For that reason, the key elements of their plan are worth noting. Their blueprint would generally lower tax rates and broaden the tax base (eliminate preference items). Corporations would pay a flat tax rate of 20%. The top individual rate would be 33%, but all itemized deductions except the mortgage interest and charitable contributions would be eliminated. Debt and equity would receive more equal tax treatment than under the current system. The current business deduction for interest expense on a net basis would be eliminated. The key international provision of their plan would move to a territorial tax system with a 100% exemption for dividends paid from the future earnings of foreign subsidiaries. It would impose an 8.75% tax on previously untaxed accumulated foreign earnings and a 3.5% tax on all other accumulated foreign earnings, payable over eight years.
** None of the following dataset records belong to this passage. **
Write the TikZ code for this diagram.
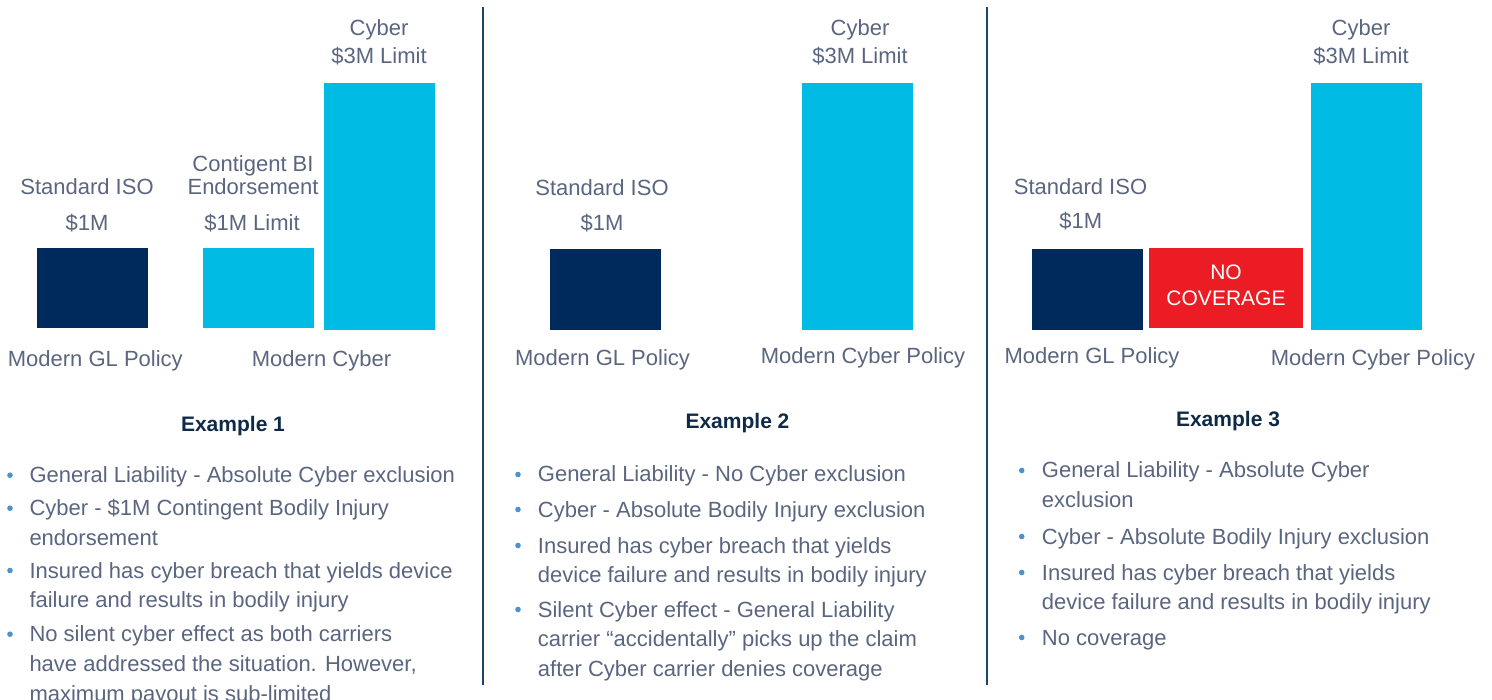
\documentclass[tikz,border=0pt]{standalone}
\usepackage{fontspec}
\setmainfont{Liberation Sans}
\definecolor{navybar}{HTML}{002A5C}
\definecolor{cyanbar}{HTML}{00BCE4}
\definecolor{redbar}{HTML}{EC1C24}
\definecolor{txtgray}{HTML}{5A6580}
\definecolor{headnavy}{HTML}{0F2A47}
\definecolor{dotblue}{HTML}{4D93CB}
\definecolor{divider}{HTML}{1D4373}
\begin{document}
\begin{tikzpicture}[x=1pt,y=-1pt,
  bar/.style={draw=none,inner sep=0pt,outer sep=0pt,anchor=north west},
  lbl/.style={anchor=base,inner sep=0pt,text=txtgray,font=\fontsize{22}{26}\selectfont},
  wlbl/.style={anchor=base,inner sep=0pt,text=white,font=\fontsize{21}{26}\selectfont},
  head/.style={anchor=base,inner sep=0pt,text=headnavy,font=\fontsize{21}{26}\selectfont\bfseries},
  item/.style={anchor=base west,inner sep=0pt,text=txtgray,font=\fontsize{22}{29.8}\selectfont},
  dot/.style={circle,fill=dotblue,inner sep=0pt,minimum size=5.6pt},
  divline/.style={draw=divider,line width=2pt}]
\useasboundingbox (0,0) rectangle (1492,700);

% dividers
\coordinate (d1t) at (482.5,7);
\coordinate (d1b) at (482.5,685);
\coordinate (d2t) at (986.5,7);
\coordinate (d2b) at (986.5,685);
\draw[divline] (d1t) -- (d1b);
\draw[divline] (d2t) -- (d2b);

% ---------- Panel 1 ----------
\node[bar,fill=navybar,minimum width=111pt,minimum height=80pt] (gl1) at (37,248) {};
\node[bar,fill=cyanbar,minimum width=111pt,minimum height=80pt] (cbi1) at (203,248) {};
\node[bar,fill=cyanbar,minimum width=111pt,minimum height=247pt] (cy1) at (324,83) {};
\node[lbl] (iso1) at (87,195) {Standard ISO};
\node[lbl] (m1a) at (87,231) {\$1M};
\node[lbl] (cbia) at (253,171.7) {Contigent BI};
\node[lbl] (cbib) at (253,195) {Endorsement};
\node[lbl] (cbic) at (252,231) {\$1M Limit};
\node[lbl] (cy1a) at (379,36) {Cyber};
\node[lbl] (cy1b) at (379,63.3) {\$3M Limit};
\node[lbl] (mgl1) at (95.3,366.7) {Modern GL Policy};
\node[lbl] (mcy1) at (321.5,366.7) {Modern Cyber};
\node[head] (ex1) at (233,432) {Example 1};
\node[dot] (b11) at (10,475.2) {};
\node[item] (t11) at (29.3,482.7) {\parbox[t]{450pt}{General Liability - Absolute Cyber exclusion}};
\node[dot] (b12) at (10,508.2) {};
\node[item] (t12) at (29.3,515.7) {\parbox[t]{450pt}{Cyber - \$1M Contingent Bodily Injury\\endorsement}};
\node[dot] (b13) at (10,570.5) {};
\node[item] (t13) at (29.3,578) {\parbox[t]{450pt}{Insured has cyber breach that yields device\\failure and results in bodily injury}};
\node[dot] (b14) at (10,634.2) {};
\node[item] (t14) at (29.3,641.7) {\parbox[t]{450pt}{No silent cyber effect as both carriers\\have addressed the situation. However,\\maximum payout is sub-limited}};

% ---------- Panel 2 ----------
\node[bar,fill=navybar,minimum width=111pt,minimum height=81pt] (gl2) at (550,249) {};
\node[bar,fill=cyanbar,minimum width=111pt,minimum height=247pt] (cy2) at (802,83) {};
\node[lbl] (iso2) at (602,196) {Standard ISO};
\node[lbl] (m2a) at (602,231) {\$1M};
\node[lbl] (cy2a) at (860,36) {Cyber};
\node[lbl] (cy2b) at (860,63.3) {\$3M Limit};
\node[lbl] (mgl2) at (602.5,365.7) {Modern GL Policy};
\node[lbl] (mcy2) at (863,363.3) {Modern Cyber Policy};
\node[head] (ex2) at (737.5,429) {Example 2};
\node[dot] (b21) at (518,474.5) {};
\node[item] (t21) at (537.7,482) {\parbox[t]{440pt}{General Liability - No Cyber exclusion}};
\node[dot] (b22) at (518,509.5) {};
\node[item] (t22) at (537.7,517) {\parbox[t]{440pt}{Cyber - Absolute Bodily Injury exclusion}};
\node[dot] (b23) at (518,545.5) {};
\node[item] (t23) at (537.7,553) {\parbox[t]{440pt}{Insured has cyber breach that yields\\device failure and results in bodily injury}};
\node[dot] (b24) at (518,609.5) {};
\node[item] (t24) at (537.7,617) {\parbox[t]{440pt}{Silent Cyber effect - General Liability\\carrier “accidentally” picks up the claim\\after Cyber carrier denies coverage}};

% ---------- Panel 3 ----------
\node[bar,fill=navybar,minimum width=111pt,minimum height=81pt] (gl3) at (1032,249) {};
\node[bar,fill=redbar,minimum width=154pt,minimum height=80pt] (nc3) at (1149,248) {};
\node[bar,fill=cyanbar,minimum width=111pt,minimum height=247pt] (cy3) at (1311,83) {};
\node[wlbl] (no3) at (1226,279.3) {NO};
\node[wlbl] (cov3) at (1226,305.7) {COVERAGE};
\node[lbl] (iso3) at (1080.5,195) {Standard ISO};
\node[lbl] (m3a) at (1080.7,228.3) {\$1M};
\node[lbl] (cy3a) at (1361,36) {Cyber};
\node[lbl] (cy3b) at (1361,63.3) {\$3M Limit};
\node[lbl] (mgl3) at (1092,364) {Modern GL Policy};
\node[lbl] (mcy3) at (1373,366) {Modern Cyber Policy};
\node[head] (ex3) at (1228,427) {Example 3};
\node[dot] (b31) at (1021.7,470.5) {};
\node[item] (t31) at (1041.7,478) {\parbox[t]{440pt}{General Liability - Absolute Cyber\\exclusion}};
\node[dot] (b32) at (1021.7,536.5) {};
\node[item] (t32) at (1041.7,544) {\parbox[t]{440pt}{Cyber - Absolute Bodily Injury exclusion}};
\node[dot] (b33) at (1021.7,572.5) {};
\node[item] (t33) at (1041.7,580) {\parbox[t]{440pt}{Insured has cyber breach that yields\\device failure and results in bodily injury}};
\node[dot] (b34) at (1021.7,637.5) {};
\node[item] (t34) at (1041.7,645) {\parbox[t]{440pt}{No coverage}};
\end{tikzpicture}
\end{document}
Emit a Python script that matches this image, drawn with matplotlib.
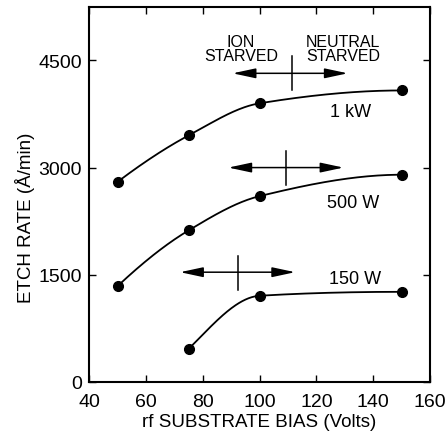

The House Republicans’ plan hits all of the current tax hot button issues. The major difference between their proposal and various Democrat alternatives is the level of taxation on high-income earners and the variety of “special interest loopholes” to be eliminated. But given the comprehensive nature of their blueprint and the effort they expended to produce it, one could see such a document serving as a starting point for tax reform negotiations with the next President.
Tax reform and future trade deals (if any) will be the focus of 2017 and beyond. In the meantime, the 2016 U.S. Presidential election campaign is in full flight. The good news is that it will all be over in about 100 days.